Eine Marke beabsichtigte ich nie zu schaffen, sondern ein Universum, das zum Träumen anregt.

Inspiration für die Markenwelt von Carine Gilson fand sie ursprünglich in der Mode der 30er Jahre, im Art Deco-Stil sowie im russischen Ballet. All das liess sie subtil in ihre Kreationen mit einfliessen. «Heute suche ich nicht mehr nach Inspiration, die Spitze an sich inspiriert mich schon genug.» Was nicht heisst, dass es nicht auch Menschen gibt, deren Lebenswerk Carine Gilson als Quelle der Inspiration sieht. So bewundert sie zum Beispiel Madame Grès, eine der grössten Couturières der Modegeschichte, die für ihre römisch anmutenden, fliessenden Gewänder berühmt war, in die sich Frauen wie Marlene Dietrich, Greta Garbo und Jacqueline Kennedy hüllten. Und auch der Einfluss der eigenen Mutter ist ihr bewusst: «Wir haben nicht viele Gemeinsamkeiten, aber die Liebe für gut gemachte Arbeit verbindet uns. Es ist meine Mutter, die mich dazu inspiriert, in meiner Arbeit stets nach Perfektion zu streben.»

Carine im Wunderland

So märchenhaft und verspielt die Lingerie von Carine Gilson daherkommen mag, hinter dem Teil der Marke, der für die Aussenwelt ersichtlich ist, stecken auch viele Ungereimtheiten, die mit der Abgerundetheit von Märchen nur wenig zu tun haben. Carine Gilson gesteht sich selbst ein, «eigentlich das Gegenteil von dem zu sein, was meine Marke suggeriert.»

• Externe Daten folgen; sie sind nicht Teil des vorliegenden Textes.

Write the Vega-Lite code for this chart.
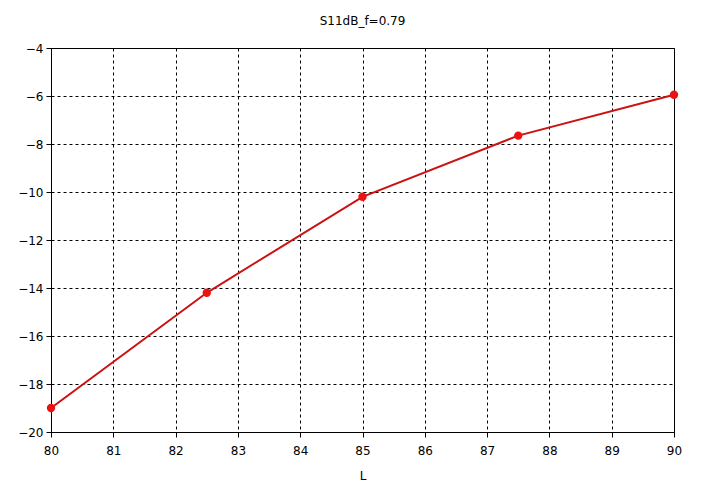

Es ist das Paradoxe am Künstlerdasein. Wir müssen hart arbeiten, damit die anderen träumen können.

Dass das Verkaufen von Träumen viel Arbeit und persönliches Engagement erfordert, war ihr von Anfang an bewusst, deshalb ist für sie das Ausleben der eigenen Träume aktuell kein Thema, sondern etwas, was sie sich für später aufhebt. Nicht, dass ihr die verträumten Märchenwelten voller Verführung und Neugierde fremd wären, es ist das, wovon auch eine Carine Gilson selbst träumt, und das jeden Tag sehr gerne, wie sie mit amüsiertem Blick erzählt. Vor allem, wenn sie nicht arbeite, obwohl das so oft auch nicht vorkomme, denn «wenn ich nicht arbeite, analysiere ich meine Arbeit, ich plane und studiere daran herum.

Aber vor allem hinterfrage ich mich, so oft es nur geht.» Das ist ein schwieriger Prozess, wenn man ihn ernst nimmt: «Wenn ich mich und meine Arbeit immer und immer wieder in Frage stelle, garantiert mir das nicht den Erfolg, aber es bestätigt mich in meinem Glauben an den Erfolg meiner Ideen.»

Es ist die Grundvoraussetzung für Erfolg, dass man an seine Ideen glaubt.

Und das tut offensichtlich nicht nur sie, denn mit ihrer Lingerie ist Carine Gilson regelmässig in der VOGUE vertreten und verkauft ihre Kreationen - deren Kilopreis nur unwesentlich tiefer liegen dürfte als derjenige von Gold - in Brüssel, Paris und ab September auch in London. Überrascht ob der fortgeschrittenen Zeit lacht Carine Gilson plötzlich auf, kramt nach einer Visitenkarte, streicht den darauf vorhandenen Namen durch, schreibt ihren eigenen drüber und streckt in einer Emsigkeit die Karte von sich, dass ihre Haare wie elektrisiert um den Kopf fliegen.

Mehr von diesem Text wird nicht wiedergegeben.